Extract each line of the material that follows exactly and omit its pictures.
┌─ Dataset section
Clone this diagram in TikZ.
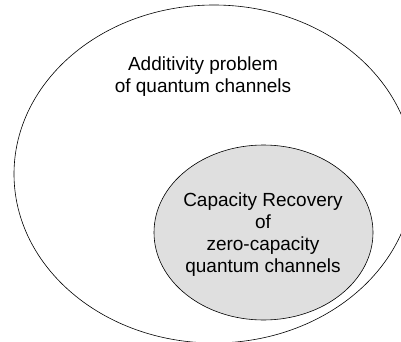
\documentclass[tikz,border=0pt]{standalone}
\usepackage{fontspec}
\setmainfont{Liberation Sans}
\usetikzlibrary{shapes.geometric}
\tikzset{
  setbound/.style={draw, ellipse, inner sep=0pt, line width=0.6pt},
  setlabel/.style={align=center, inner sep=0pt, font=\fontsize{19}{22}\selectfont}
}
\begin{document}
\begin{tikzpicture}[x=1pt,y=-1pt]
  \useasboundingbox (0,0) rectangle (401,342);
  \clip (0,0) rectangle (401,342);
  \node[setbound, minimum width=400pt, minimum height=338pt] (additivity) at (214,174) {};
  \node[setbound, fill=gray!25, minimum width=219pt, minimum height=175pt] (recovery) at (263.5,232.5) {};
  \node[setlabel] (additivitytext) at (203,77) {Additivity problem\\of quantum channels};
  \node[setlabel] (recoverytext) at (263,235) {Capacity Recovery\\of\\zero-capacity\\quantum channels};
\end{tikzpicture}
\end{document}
└─
(Task output)
Clone this diagram in TikZ.
\documentclass[tikz,border=0pt]{standalone}
\usepackage{fontspec}
\setmainfont{Liberation Sans}
\usetikzlibrary{shapes.geometric}
\tikzset{
  setbound/.style={draw, ellipse, inner sep=0pt, line width=0.6pt},
  setlabel/.style={align=center, inner sep=0pt, font=\fontsize{19}{22}\selectfont}
}
\begin{document}
\begin{tikzpicture}[x=1pt,y=-1pt]
  \useasboundingbox (0,0) rectangle (401,342);
  \clip (0,0) rectangle (401,342);
  \node[setbound, minimum width=400pt, minimum height=338pt] (additivity) at (214,174) {};
  \node[setbound, fill=gray!25, minimum width=219pt, minimum height=175pt] (recovery) at (263.5,232.5) {};
  \node[setlabel] (additivitytext) at (203,77) {Additivity problem\\of quantum channels};
  \node[setlabel] (recoverytext) at (263,235) {Capacity Recovery\\of\\zero-capacity\\quantum channels};
\end{tikzpicture}
\end{document}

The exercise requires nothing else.